Vous avez envie de vous investir au sein de la Fédération Française de Tennis ou avec une joueuse ?
Je ne sais pas si je serais la bonne personne pour m'investir avec une seule joueuse. Parce qu'être entraineur, c'est un vrai travail. Je pense que mon père serait mieux placé que moi pour faire ce travail. Avec moi, il a suivi toutes les étapes. Moi, je pense que je pourrais aider une joueuse en tant que joueuse c'est à dire en lui donnant mes conseils que j'ai pu avoir besoin et connaitre dans ma carrière. Sur le boulot pur d'entrainement et de préparation physique, ce serait mon père qui serait beaucoup plus à même de le faire. Il serait plus capable de le faire que moi pour faire progresser une joueuse.
Et avec la Fédération, vous voulez travailler ?

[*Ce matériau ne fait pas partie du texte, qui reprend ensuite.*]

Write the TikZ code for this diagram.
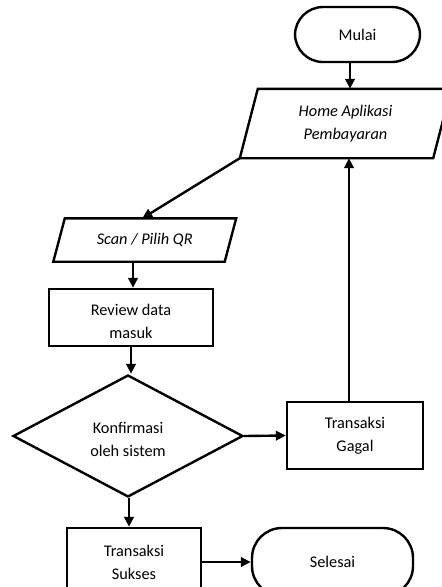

Bien sûr, je n'ai aucun problème. Mais encore une fois, je ne pense pas pouvoir aujourd'hui apporter de réelles compétences c'est à dire faire un boulot d'entraîneur. Je suis encore jeune. J'ai moins de 30 ans. Je peux apporter un soutien psychologique. Je peux apporter la rigueur qu'il faut pour être une joueuse du circuit professionnel et pour être une Top 10 car je l'ai été et je sais de quoi je parle. Le reste, non mais mon père oui.
Vous irez les soutenir pour le 1er tour de la Fed Cup ?
Bien sûr que j'irais. Même en dehors de la Fed Cup ou de tout ce qui brille, je suis là pour les soutenir et quand certaines perdent au premier tour. Je suis sans arrêt en contact avec elles et elles savent qu'elles peuvent m'appeler quand elles veulent et à n'importe quelle heure. Je suis là pour répondre à leurs questions si elles en ont besoin. Il faut être là dans les bons comme dans les mauvais moments. C'est comme dans les amis, il ne faut pas être là que lorsque tout va bien. Là, il ne faut pas être là qu'en Fed Cup au bord du court pour les encourager parce que c'est là que ça brille. Moi, je suis là aussi quand on n'est pas au mieux pendant l'hiver où vous vous posez des questions sur votre préparation physique et si cela va payer. Etre là quand ça brille, tout le monde peut le faire.